Are 8 Out of 10 Women Really Wearing the Wrong Bra Size. Retailers are fixated on a pervasive statistic that says 80 percent of women are buying the wrong bra. Why?
Illustration: Sarah MacReading
Walk into a Victoria’s Secret, and the hundreds of colorful, lacy options lining the walls and piled upon tables — bralette, demi-cup, wireless, racer back, sport, strapless — will swallow you. But before you grab a few bras to try on, you need to hedge your bets on what size you wear.
The staff at Victoria’s Secret, along with many scientists and even, famously, Oprah, say you have a 20 percent chance of choosing right. That number — the idea that 80 percent of women are wearing the wrong bra size — has been ingrained in the minds of shoppers for decades, becoming a puzzle that no one can seem to solve.
That’s because the statistic is bunk.
There Are No Size Standards
Researchers and retailers acknowledge that the 80 percent number isn’t foolproof, but they often use it to illustrate a widespread problem: ill-fitting bras.
“We were actually encouraged to talk about that statistic,” said Carrie Gergely, who worked as a Victoria’s Secret bra fitter and store manager from 2003 to 2008. Ms. Gergely recognized that the size on the tag wasn’t the real issue. Knowing how to look for the right fit was.
Women, she said, didn’t know how the cups were supposed to fit. They didn’t know where the chest plate between the breasts was supposed to lie, she said, and “they didn’t know how the straps were supposed to rest, or where it should hit on their back. They just had no concept of how they were supposed to wear the bra.”
Regardless, the “wrong size” became a mantra. One man, the plastic surgeon Edward Pechter, gets credit for it.
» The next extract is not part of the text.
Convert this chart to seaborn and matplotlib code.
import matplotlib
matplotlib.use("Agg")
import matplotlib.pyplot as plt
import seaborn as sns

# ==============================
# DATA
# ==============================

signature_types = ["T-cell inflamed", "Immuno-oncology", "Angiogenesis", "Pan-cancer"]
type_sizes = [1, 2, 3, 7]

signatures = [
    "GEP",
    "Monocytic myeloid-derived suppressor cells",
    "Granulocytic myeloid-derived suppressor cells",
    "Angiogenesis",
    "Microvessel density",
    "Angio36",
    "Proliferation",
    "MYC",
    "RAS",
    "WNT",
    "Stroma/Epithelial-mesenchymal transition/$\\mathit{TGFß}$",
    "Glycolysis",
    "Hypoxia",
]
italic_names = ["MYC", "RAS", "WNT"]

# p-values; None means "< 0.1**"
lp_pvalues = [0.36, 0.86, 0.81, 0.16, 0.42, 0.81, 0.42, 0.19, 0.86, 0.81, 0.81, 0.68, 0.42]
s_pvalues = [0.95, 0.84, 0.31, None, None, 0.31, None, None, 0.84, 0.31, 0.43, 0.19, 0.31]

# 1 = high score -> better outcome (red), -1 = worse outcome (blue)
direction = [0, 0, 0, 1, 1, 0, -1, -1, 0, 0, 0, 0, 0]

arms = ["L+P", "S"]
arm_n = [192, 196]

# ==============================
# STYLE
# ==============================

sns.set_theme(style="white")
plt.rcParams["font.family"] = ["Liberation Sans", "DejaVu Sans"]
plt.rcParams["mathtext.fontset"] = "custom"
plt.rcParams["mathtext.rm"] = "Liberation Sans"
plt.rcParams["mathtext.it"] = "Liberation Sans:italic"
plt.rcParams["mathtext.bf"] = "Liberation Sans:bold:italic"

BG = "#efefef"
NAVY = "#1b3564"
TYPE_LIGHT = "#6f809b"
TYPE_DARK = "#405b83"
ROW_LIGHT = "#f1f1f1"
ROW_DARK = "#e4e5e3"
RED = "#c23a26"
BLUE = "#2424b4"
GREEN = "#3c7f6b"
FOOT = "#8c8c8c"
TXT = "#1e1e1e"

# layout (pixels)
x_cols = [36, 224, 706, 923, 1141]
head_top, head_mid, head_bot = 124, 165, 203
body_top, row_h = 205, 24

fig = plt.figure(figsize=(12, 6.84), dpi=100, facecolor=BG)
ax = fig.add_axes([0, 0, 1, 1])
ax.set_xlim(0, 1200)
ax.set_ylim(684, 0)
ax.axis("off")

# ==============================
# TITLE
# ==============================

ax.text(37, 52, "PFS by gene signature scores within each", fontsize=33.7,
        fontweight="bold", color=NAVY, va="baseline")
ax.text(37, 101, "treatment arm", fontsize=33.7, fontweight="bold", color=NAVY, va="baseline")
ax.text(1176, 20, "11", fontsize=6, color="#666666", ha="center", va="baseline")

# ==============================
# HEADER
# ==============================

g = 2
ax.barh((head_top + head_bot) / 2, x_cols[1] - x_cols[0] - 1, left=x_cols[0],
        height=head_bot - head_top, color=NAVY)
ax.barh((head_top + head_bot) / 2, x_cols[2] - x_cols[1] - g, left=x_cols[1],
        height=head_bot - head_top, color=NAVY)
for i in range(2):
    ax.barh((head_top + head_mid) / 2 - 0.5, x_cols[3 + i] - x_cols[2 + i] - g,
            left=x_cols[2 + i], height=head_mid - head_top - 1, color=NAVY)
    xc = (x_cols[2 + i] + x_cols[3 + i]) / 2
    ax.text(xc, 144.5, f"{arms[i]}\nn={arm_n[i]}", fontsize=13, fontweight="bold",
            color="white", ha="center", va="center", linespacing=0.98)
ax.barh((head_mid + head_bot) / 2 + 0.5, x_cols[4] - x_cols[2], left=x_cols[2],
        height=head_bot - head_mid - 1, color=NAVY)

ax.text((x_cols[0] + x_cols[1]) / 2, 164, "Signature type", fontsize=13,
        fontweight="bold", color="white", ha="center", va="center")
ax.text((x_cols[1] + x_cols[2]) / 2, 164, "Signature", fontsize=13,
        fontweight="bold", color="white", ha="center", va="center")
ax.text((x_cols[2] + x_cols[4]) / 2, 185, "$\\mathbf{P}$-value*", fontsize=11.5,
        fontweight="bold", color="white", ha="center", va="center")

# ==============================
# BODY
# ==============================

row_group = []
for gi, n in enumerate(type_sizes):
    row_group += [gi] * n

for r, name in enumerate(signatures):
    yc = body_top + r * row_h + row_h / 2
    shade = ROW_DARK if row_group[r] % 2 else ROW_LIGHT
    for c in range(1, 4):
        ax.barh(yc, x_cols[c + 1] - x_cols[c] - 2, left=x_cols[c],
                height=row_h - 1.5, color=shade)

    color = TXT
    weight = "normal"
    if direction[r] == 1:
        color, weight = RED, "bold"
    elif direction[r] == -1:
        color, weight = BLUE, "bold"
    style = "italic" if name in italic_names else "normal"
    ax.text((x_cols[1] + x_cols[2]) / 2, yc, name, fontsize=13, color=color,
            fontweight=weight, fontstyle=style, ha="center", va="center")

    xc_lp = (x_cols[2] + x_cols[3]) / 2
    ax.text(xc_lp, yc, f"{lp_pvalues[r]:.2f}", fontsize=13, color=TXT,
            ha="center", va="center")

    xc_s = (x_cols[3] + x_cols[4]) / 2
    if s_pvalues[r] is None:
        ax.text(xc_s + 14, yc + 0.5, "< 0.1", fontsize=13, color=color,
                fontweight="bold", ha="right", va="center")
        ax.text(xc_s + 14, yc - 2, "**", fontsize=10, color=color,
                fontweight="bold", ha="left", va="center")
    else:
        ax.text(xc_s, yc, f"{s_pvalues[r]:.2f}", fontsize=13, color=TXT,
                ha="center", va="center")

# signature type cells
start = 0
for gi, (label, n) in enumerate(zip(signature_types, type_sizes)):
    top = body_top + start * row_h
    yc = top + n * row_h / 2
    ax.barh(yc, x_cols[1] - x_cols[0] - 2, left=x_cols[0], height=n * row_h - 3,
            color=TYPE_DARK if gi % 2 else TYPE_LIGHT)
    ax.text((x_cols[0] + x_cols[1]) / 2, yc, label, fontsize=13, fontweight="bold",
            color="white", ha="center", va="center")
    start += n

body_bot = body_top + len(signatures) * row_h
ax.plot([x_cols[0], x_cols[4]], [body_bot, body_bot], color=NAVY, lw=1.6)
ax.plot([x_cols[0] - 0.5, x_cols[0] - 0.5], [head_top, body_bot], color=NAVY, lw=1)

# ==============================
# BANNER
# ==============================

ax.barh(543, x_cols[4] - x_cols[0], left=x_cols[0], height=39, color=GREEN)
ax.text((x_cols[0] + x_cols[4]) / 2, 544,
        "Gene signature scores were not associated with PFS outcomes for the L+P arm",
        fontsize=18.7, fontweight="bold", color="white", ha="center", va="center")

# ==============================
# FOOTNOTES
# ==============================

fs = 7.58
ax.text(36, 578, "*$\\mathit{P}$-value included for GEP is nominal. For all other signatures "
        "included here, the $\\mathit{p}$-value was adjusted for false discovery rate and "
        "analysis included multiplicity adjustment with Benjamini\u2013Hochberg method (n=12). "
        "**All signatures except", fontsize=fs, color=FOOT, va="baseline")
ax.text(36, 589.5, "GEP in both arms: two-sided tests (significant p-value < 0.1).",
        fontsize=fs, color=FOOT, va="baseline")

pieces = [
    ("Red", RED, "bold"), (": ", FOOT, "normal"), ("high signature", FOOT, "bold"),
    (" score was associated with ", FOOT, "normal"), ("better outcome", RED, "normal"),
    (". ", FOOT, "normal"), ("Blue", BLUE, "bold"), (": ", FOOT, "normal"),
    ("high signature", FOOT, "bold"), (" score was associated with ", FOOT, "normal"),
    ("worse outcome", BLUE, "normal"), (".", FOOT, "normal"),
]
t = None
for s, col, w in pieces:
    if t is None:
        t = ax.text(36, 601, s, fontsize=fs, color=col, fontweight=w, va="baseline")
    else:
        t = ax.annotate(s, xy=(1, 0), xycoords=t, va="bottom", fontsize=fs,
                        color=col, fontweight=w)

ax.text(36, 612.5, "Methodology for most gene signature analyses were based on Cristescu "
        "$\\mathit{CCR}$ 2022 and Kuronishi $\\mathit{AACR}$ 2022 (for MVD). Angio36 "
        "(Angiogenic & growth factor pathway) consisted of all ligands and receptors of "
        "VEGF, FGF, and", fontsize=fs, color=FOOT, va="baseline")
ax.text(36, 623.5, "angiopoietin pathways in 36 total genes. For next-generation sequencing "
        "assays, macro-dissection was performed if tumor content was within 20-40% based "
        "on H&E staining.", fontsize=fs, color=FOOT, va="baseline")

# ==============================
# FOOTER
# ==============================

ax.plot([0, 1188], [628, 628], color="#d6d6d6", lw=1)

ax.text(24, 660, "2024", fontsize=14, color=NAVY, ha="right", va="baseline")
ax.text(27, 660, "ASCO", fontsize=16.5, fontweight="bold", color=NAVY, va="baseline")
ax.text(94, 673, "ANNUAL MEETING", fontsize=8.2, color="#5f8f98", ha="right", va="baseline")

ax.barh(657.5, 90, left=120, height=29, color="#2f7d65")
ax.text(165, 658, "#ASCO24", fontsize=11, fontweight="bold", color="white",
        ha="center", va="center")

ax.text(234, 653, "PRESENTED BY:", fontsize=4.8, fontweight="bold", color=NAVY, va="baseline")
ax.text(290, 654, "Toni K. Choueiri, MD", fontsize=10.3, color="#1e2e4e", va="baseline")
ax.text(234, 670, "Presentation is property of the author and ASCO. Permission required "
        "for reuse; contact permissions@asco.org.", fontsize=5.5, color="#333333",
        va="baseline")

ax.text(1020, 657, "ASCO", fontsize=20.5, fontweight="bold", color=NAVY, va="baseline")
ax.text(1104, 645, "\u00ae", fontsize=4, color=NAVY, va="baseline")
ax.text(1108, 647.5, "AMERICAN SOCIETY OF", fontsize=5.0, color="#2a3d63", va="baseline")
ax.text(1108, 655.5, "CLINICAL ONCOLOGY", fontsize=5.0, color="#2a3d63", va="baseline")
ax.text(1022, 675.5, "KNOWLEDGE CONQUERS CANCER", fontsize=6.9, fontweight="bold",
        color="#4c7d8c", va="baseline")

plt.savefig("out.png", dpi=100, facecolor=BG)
Dr. Pechter first published the statistic in small 1998 study, writing in Plastic and Reconstructive Surgery that 70 percent of women or more were wearing the incorrect bra size. The article outlined a new method for measuring breasts, with which he hoped to standardize sizing for augmentation and reduction surgeries.
But Dr. Pechter didn’t reach his estimate through surveying a large and diverse sample. Instead he used anecdotal evidence from publications like Good Housekeeping, Ladies’ Home Journal and the Playtex Fit Guide. (He also studied only women who reported wearing cup sizes AA through DDD. Today you can find bras in sizes up to an O cup.)
Jenny Burbage, a sports biomechanist at the University of Portsmouth in Hampshire, England, has made studying breasts (and how to support them) her life’s work. In one of her studies, “Evaluation of professional bra fitting criteria for bra selection and fitting in the UK,” Ms. Burbage noted that “it has been suggested that 70 to 100 percent of women are wearing the wrong size bra,” citing Dr. Pechter’s work along with few other small studies to reach that range.